News / Africa

    South Sudan Objects After Named World's Most Fragile State

    Philip Aleu

    A South Sudanese official objected Monday after a U.S. NGO ranked the young nation as the world's most fragile state, saying the government has had some success as it works to end the conflict that got it onto the list in the first place.

    "We are managing the crisis... we are coming out from a hole and our people are helped with services they need... And when you are somebody managing your crisis, you cannot be put in a category [with] those countries that have tried to and could not succeed," foreign affairs ministry spokesman Mawien Makol Arik said.

    "We are succeeding,” in spite of having to overcome huge challenges, he added.

    The authors of the list, compiled by the Fund for Peace, should have taken into consideration that fighting in South Sudan has brought development projects to a halt, Arik said.

    “We unfortunately went into crisis that turned our country from a development path to a humanitarian management country," Arik said.

    He said the international community has a role to play to help South Sudan get off the annual Fund for Peace list of fragile states.

    "We can be a failed state if help does not come to us on time... We can be a failed state if the international community stands idly by to see South Sudan to go that path," he said.

    South Sudan made its debut on the Fund for Peace's Fragile States Index in 2012, when it ranked fourth.

    "The country’s independence (in 2011), while initially giving cause for celebration, is now giving only cause for concern as its politics and leadership grows increasingly fractious, and mass killings – especially targeting specific ethnic groups – gain momentum," the Fund for Peace said.

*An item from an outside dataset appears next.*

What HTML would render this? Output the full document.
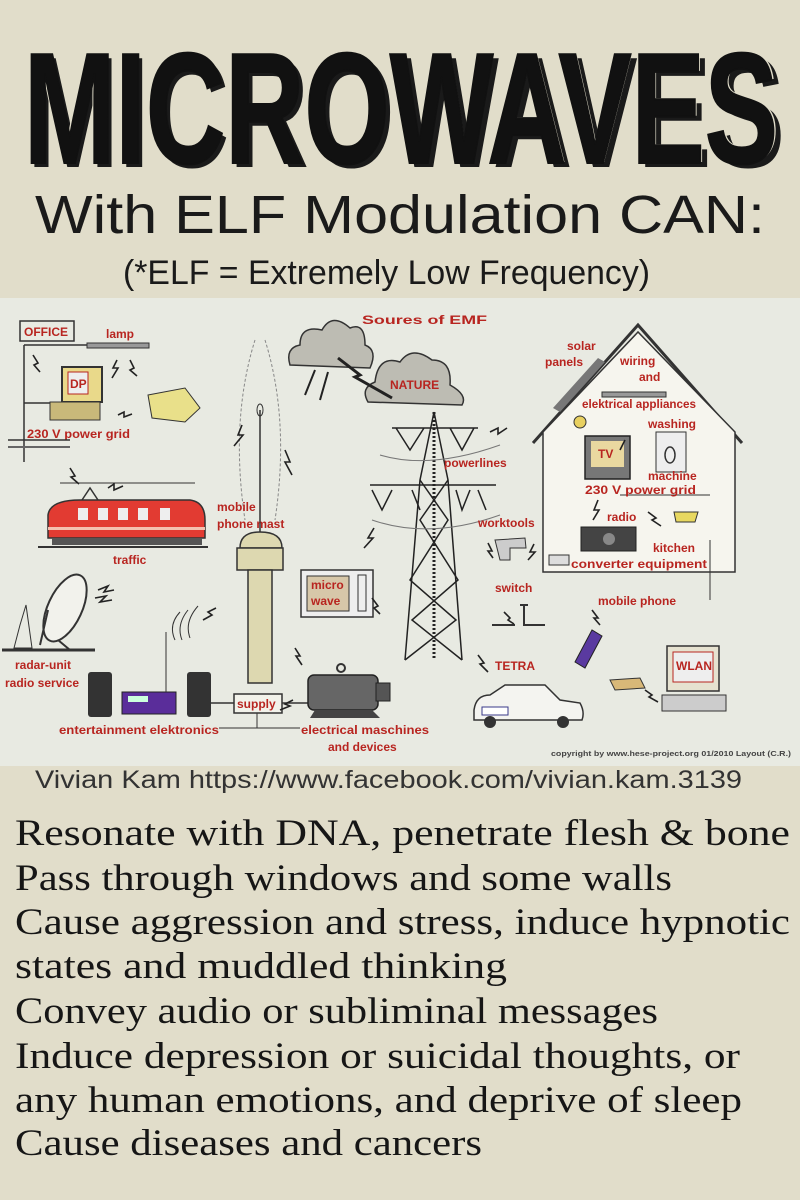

    Trying to fix the state

    Arik said the government is working hard to keep South Sudan from becoming a failed state. President Salva Kiir’s government is doing all it can to ensure a deal is reached very soon to end the fighting that began in December, he said.

    The fact that IGAD, the regional bloc mediating peace talks in Addis Ababa, adjourned the negotiations last week after the opposition failed to show up, has not helped, but Arik insisted that, in contrast to other countries on the list, progress is being made in South Sudan.

    “After a month, we came and said, 'Now let us find a solution.' It has never happened in Somalia, it has never happened in places like Central African Republic, even in DRC. 

    "It took them years before they thought about a solution. That is why we cannot be compared with these other countries.  It is only five months since the crisis occurred and we are pursuing peace,” he said.

    No official death toll has been released for the conflict in South Sudan, but the U.N has estimated that at least 10,000 people have been killed. Some U.N. officials say they fear the number is much higher than that.

    Recent U.N. reports also show that 1.5 million people have been displaced, and the international community has warned that disease is crippling the country, already weakened by conflict, and famine is looming.